Already some members of the House Freedom Caucus have expressed serious concern Medicaid would be expanded through 2020. Instead they’d like to see federal dollars cut immediately and the entire Affordable Care Act repealed.

“Sure there’s a legitimate policy debate here,” said Rep. Luke Messer (R-IN) after the President's joint address to Congress. “But I think in many ways President Trump will be the tie-breaker. He’ll be the referee.”

Congressional Democrats have shown no signs of cooperation in the new measure, quickly denouncing the new plan as unnecessary.

“This effort is simply to undermine President Obama’s legacy,” said Rep. Andre Carson (D-IN).

Sen. Joe Donnelly (D-IN) also shared his thoughts on the bill, in an interview for this week's edition of IN Focus.

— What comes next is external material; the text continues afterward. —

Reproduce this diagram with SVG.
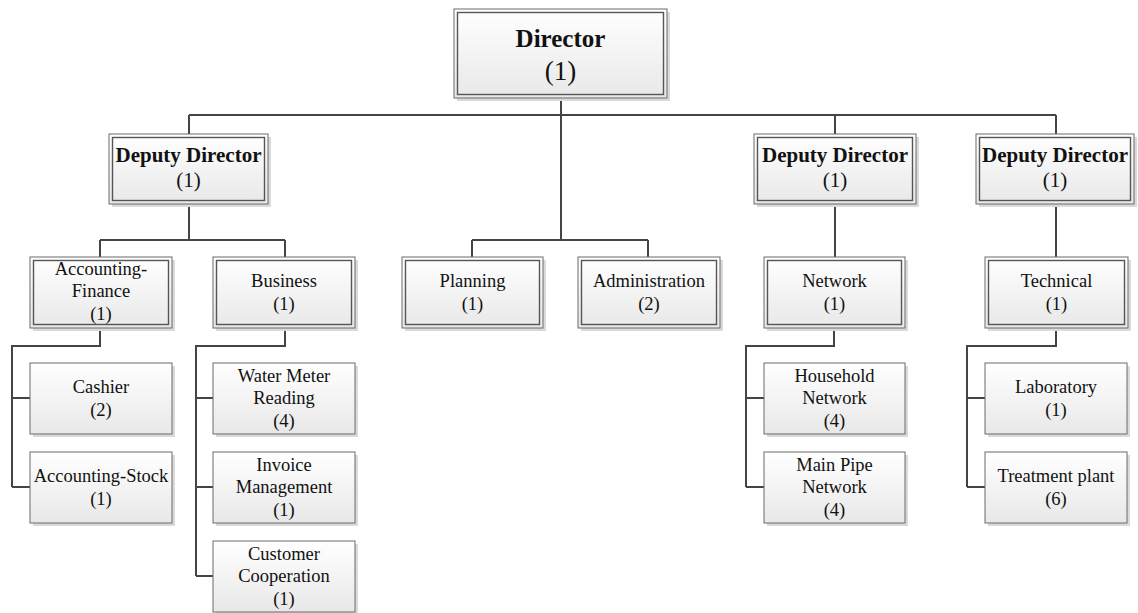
<svg xmlns="http://www.w3.org/2000/svg" width="1138" height="613" viewBox="0 0 1138 613">
<defs>
<linearGradient id="g" x1="0" y1="0" x2="0" y2="1">
<stop offset="0" stop-color="#ffffff"/>
<stop offset="1" stop-color="#e8e8e8"/>
</linearGradient>
<style>
.sh{fill:#dadada}
.bx{fill:url(#g);stroke:#6a6a6a;stroke-width:1}
.in{fill:none;stroke:#555;stroke-width:1.4}
.t{font-family:"Liberation Serif","Times New Roman",serif;font-size:18.5px;fill:#111;text-anchor:middle}
.b{font-weight:bold;font-size:21px}
.d{font-weight:bold;font-size:25px}
.dn{font-size:27px}
.n21{font-size:21px}
.c{fill:none;stroke:#444;stroke-width:2}
</style>
</defs>
<rect width="1138" height="613" fill="#fff"/>
<g id="connectors">
<path class="c" d="M561,98V240M189,115H1056M189,115V134M835,115V134M1056,115V134"/>
<path class="c" d="M189,204V240M100,240H285M100,240V257M285,240V257"/>
<path class="c" d="M472,240H648M472,240V257M648,240V257"/>
<path class="c" d="M835,204V257M1056,204V257"/>
<path class="c" d="M100,328V346H12V487M12,398H30M12,487H30"/>
<path class="c" d="M285,328V346H196V576M196,398H213M196,487H213M196,576H213"/>
<path class="c" d="M834,328V346H746V487M746,398H764M746,487H764"/>
<path class="c" d="M1056,328V346H967V487M967,398H985M967,487H985"/>
</g>
<g id="director">
<rect class="sh" x="457" y="12" width="213" height="89"/>
<rect class="bx" x="454" y="9" width="213" height="89"/>
<rect class="in" x="457.5" y="12.5" width="206" height="82"/>
<text class="t d" x="560.5" y="47">Director</text>
<text class="t dn" x="560.5" y="80">(1)</text>
</g>
<g id="deputy-1">
<rect class="sh" x="112" y="137" width="159" height="70"/>
<rect class="bx" x="109" y="134" width="159" height="70"/>
<rect class="in" x="112.5" y="137.5" width="152" height="63"/>
<text class="t b" x="188.5" y="162">Deputy Director</text>
<text class="t n21" x="188.5" y="187">(1)</text>
</g>
<g id="deputy-2">
<rect class="sh" x="757" y="137" width="162" height="70"/>
<rect class="bx" x="754" y="134" width="162" height="70"/>
<rect class="in" x="757.5" y="137.5" width="155" height="63"/>
<text class="t b" x="835" y="162">Deputy Director</text>
<text class="t n21" x="835" y="187">(1)</text>
</g>
<g id="deputy-3">
<rect class="sh" x="979" y="137" width="158" height="70"/>
<rect class="bx" x="976" y="134" width="158" height="70"/>
<rect class="in" x="979.5" y="137.5" width="151" height="63"/>
<text class="t b" x="1055" y="162">Deputy Director</text>
<text class="t n21" x="1055" y="187">(1)</text>
</g>
<g id="accounting-finance">
<rect class="sh" x="33" y="260" width="142" height="71"/>
<rect class="bx" x="30" y="257" width="142" height="71"/>
<rect class="in" x="33.5" y="260.5" width="135" height="64"/>
<text class="t" x="101" y="275">Accounting-</text>
<text class="t" x="101" y="297">Finance</text>
<text class="t" x="101" y="320">(1)</text>
</g>
<g id="business">
<rect class="sh" x="216" y="260" width="142" height="71"/>
<rect class="bx" x="213" y="257" width="142" height="71"/>
<rect class="in" x="216.5" y="260.5" width="135" height="64"/>
<text class="t" x="284" y="287">Business</text>
<text class="t" x="284" y="310">(1)</text>
</g>
<g id="planning">
<rect class="sh" x="405" y="260" width="141" height="71"/>
<rect class="bx" x="402" y="257" width="141" height="71"/>
<rect class="in" x="405.5" y="260.5" width="134" height="64"/>
<text class="t" x="472.5" y="287">Planning</text>
<text class="t" x="472.5" y="310">(1)</text>
</g>
<g id="administration">
<rect class="sh" x="581" y="260" width="142" height="71"/>
<rect class="bx" x="578" y="257" width="142" height="71"/>
<rect class="in" x="581.5" y="260.5" width="135" height="64"/>
<text class="t" x="649" y="287">Administration</text>
<text class="t" x="649" y="310">(2)</text>
</g>
<g id="network">
<rect class="sh" x="767" y="260" width="141" height="71"/>
<rect class="bx" x="764" y="257" width="141" height="71"/>
<rect class="in" x="767.5" y="260.5" width="134" height="64"/>
<text class="t" x="834.5" y="287">Network</text>
<text class="t" x="834.5" y="310">(1)</text>
</g>
<g id="technical">
<rect class="sh" x="988" y="260" width="143" height="71"/>
<rect class="bx" x="985" y="257" width="143" height="71"/>
<rect class="in" x="988.5" y="260.5" width="136" height="64"/>
<text class="t" x="1056.5" y="287">Technical</text>
<text class="t" x="1056.5" y="310">(1)</text>
</g>
<g id="cashier">
<rect class="sh" x="33" y="366" width="142" height="71"/>
<rect class="bx" x="30" y="363" width="142" height="71"/>
<text class="t" x="101" y="393">Cashier</text>
<text class="t" x="101" y="416">(2)</text>
</g>
<g id="accounting-stock">
<rect class="sh" x="33" y="455" width="142" height="71"/>
<rect class="bx" x="30" y="452" width="142" height="71"/>
<text class="t" x="101" y="482">Accounting-Stock</text>
<text class="t" x="101" y="505">(1)</text>
</g>
<g id="water-meter-reading">
<rect class="sh" x="216" y="366" width="142" height="71"/>
<rect class="bx" x="213" y="363" width="142" height="71"/>
<text class="t" x="284" y="382">Water Meter</text>
<text class="t" x="284" y="404">Reading</text>
<text class="t" x="284" y="427">(4)</text>
</g>
<g id="invoice-management">
<rect class="sh" x="216" y="455" width="142" height="71"/>
<rect class="bx" x="213" y="452" width="142" height="71"/>
<text class="t" x="284" y="471">Invoice</text>
<text class="t" x="284" y="493">Management</text>
<text class="t" x="284" y="516">(1)</text>
</g>
<g id="customer-cooperation">
<rect class="sh" x="216" y="544" width="142" height="71"/>
<rect class="bx" x="213" y="541" width="142" height="71"/>
<text class="t" x="284" y="560">Customer</text>
<text class="t" x="284" y="582">Cooperation</text>
<text class="t" x="284" y="605">(1)</text>
</g>
<g id="household-network">
<rect class="sh" x="767" y="366" width="141" height="71"/>
<rect class="bx" x="764" y="363" width="141" height="71"/>
<text class="t" x="834.5" y="382">Household</text>
<text class="t" x="834.5" y="404">Network</text>
<text class="t" x="834.5" y="427">(4)</text>
</g>
<g id="main-pipe-network">
<rect class="sh" x="767" y="455" width="141" height="71"/>
<rect class="bx" x="764" y="452" width="141" height="71"/>
<text class="t" x="834.5" y="471">Main Pipe</text>
<text class="t" x="834.5" y="493">Network</text>
<text class="t" x="834.5" y="516">(4)</text>
</g>
<g id="laboratory">
<rect class="sh" x="988" y="366" width="142" height="71"/>
<rect class="bx" x="985" y="363" width="142" height="71"/>
<text class="t" x="1056" y="393">Laboratory</text>
<text class="t" x="1056" y="416">(1)</text>
</g>
<g id="treatment-plant">
<rect class="sh" x="988" y="455" width="142" height="71"/>
<rect class="bx" x="985" y="452" width="142" height="71"/>
<text class="t" x="1056" y="482">Treatment plant</text>
<text class="t" x="1056" y="505">(6)</text>
</g>
</svg>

Indiana Gov. Eric Holcomb has yet to state publicly whether he supports the specific proposed changes to Medicaid outlined in the plan. Holcomb is joining a number of Republican governors who will submit their own recommendations to Congress in the coming days.

"The House has taken the correct first step to repeal Obamacare," Holcomb said in a statement. "We will continue to work on the replacement that is best for Hoosiers while pursing improvements to our HIP 2.0."